Like you, all my machines are paid for and a few more in the works, there's some cash left over and it keeps me out of trouble when I'm not at work or doing my woodworking, so you can't argue with that.

By the way, I wouldn't mind getting my hands on a Honda for that kind of money, if for nothing more than to go through it. Unfortunately here they think they're made of gold.


----------



## Rockproof (Jan 12, 2013)

HCBPH - Yea, a dinner may be in order. 

The HS55 I went to look at, I ended up telling him to keep the motor and I would give him $100 for the rest of the machine. He bit so now I have spares for everything on the HS80..

The next dilema...refurb everything on this new chassis and find a GX200 (doh...I just sold my last one of those) and slap it on this little baby or just be happy to keep it for parts...hmmmm


----------



## bwdbrn1 (Nov 24, 2010)

"Maybe this time to Garden Tillers. Do they have a Forum for that?"

Funny you should ask....

Tiller Talk - MyTractorForum.com - The Friendliest Tractor Forum and Best Place for Tractor Information


----------



## CAPTAINCONSUMER (Feb 18, 2011)

*CHEAPER THAN THE CASINO, SALOON, etc......*

ROCKPROOF:

MY OTHER HOBBY IS CYCLING WHICH COSTS CONSIDERABLY MORE THAN TINKERING WITH SNOWBLOWERS. OF COURSE, WHEN MY CO-WORKERS COMMENT ON CYCLING OR SNOWBLOWERS MY REPLY IS, "HOW MUCH WAS THAN MONSTER PICK-UP TRUCK?, BASS BOAT?, ATV?, HARLEY DAVIDSON?, HUNTING RIFLE (arsenal)? (i rode a bicycle from pittsburgh to dc last june so it must have done me some good). MY BROTHER IS A MEMBER OF "SINGLE ACTION SHOOTING SOCIETY" AND HAS A FORTUNE TIED UP IN COSTUMES IN ADDITION TO THE SHOOTING IRONS.

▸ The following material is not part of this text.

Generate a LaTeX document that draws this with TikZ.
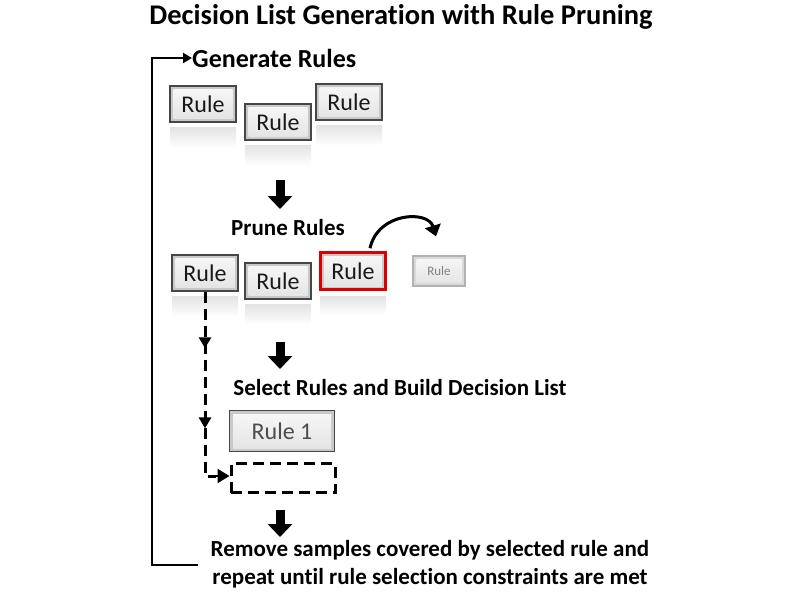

TINKERING WITH OPE IS A CHEAP VICE, KEEPS YOUR MIND SHARP, AND, UNFORTUNATELY, IS MORE INTERESTING THAN MOST TV. I JUST WISH I COULD FIND THOSE CHEAP DEALS ON OLD ARIENS, WHEELS, ETC MY CO-CONSPIRATORS ON THIS FORUM RUN ACROSS!!

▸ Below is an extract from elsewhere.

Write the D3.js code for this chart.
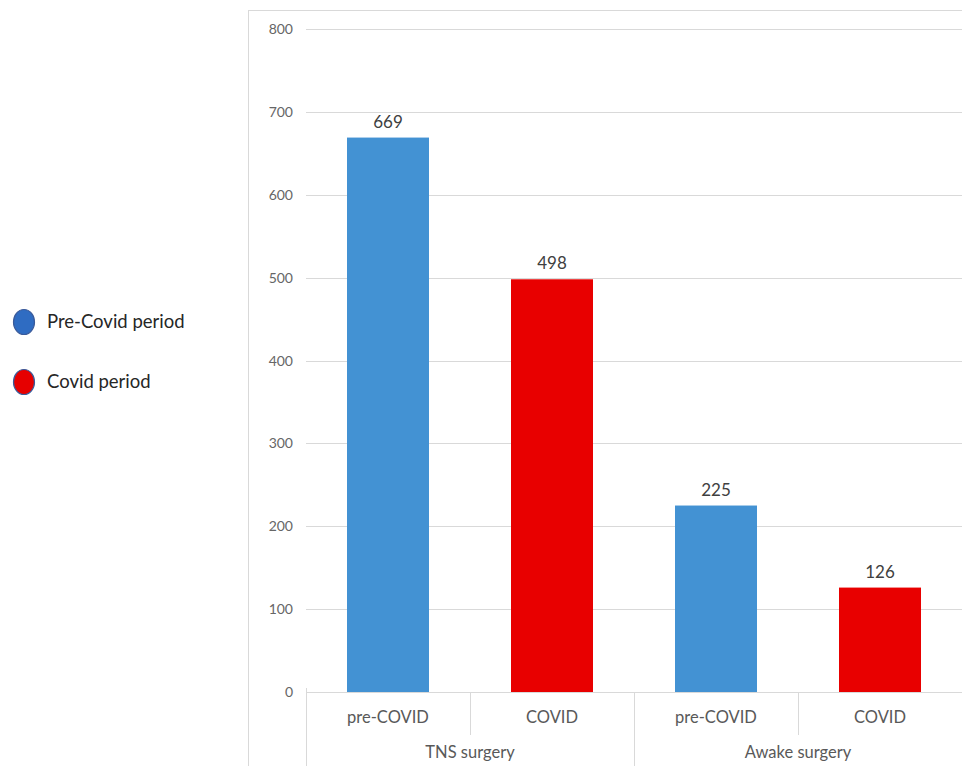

MY LONG-SUFFERING WIFE IS MUCH HAPPIER I DO THIS THAN LOAF AT THE CASINO OR SALOON. SHE ASSURES ME WHEN I EXPIRE THAT SHE WILL MENTION IN MY OBIT THAT I WAS A MEMBER OF SBF!!


----------



## Rockproof (Jan 12, 2013)

bwdbrn1 - It's definitely going to be some kind of obsession. Gotta stay away from those tillers...

CAPATAIN - My other hobby is fishing. When your OCD, that can get REALLY expensive also...kids think I'm nuts. Between fresh water, salt water, fly fishing, etc., I think I have well over 100 rods. Yipes, it even suprises me when I write that number down


----------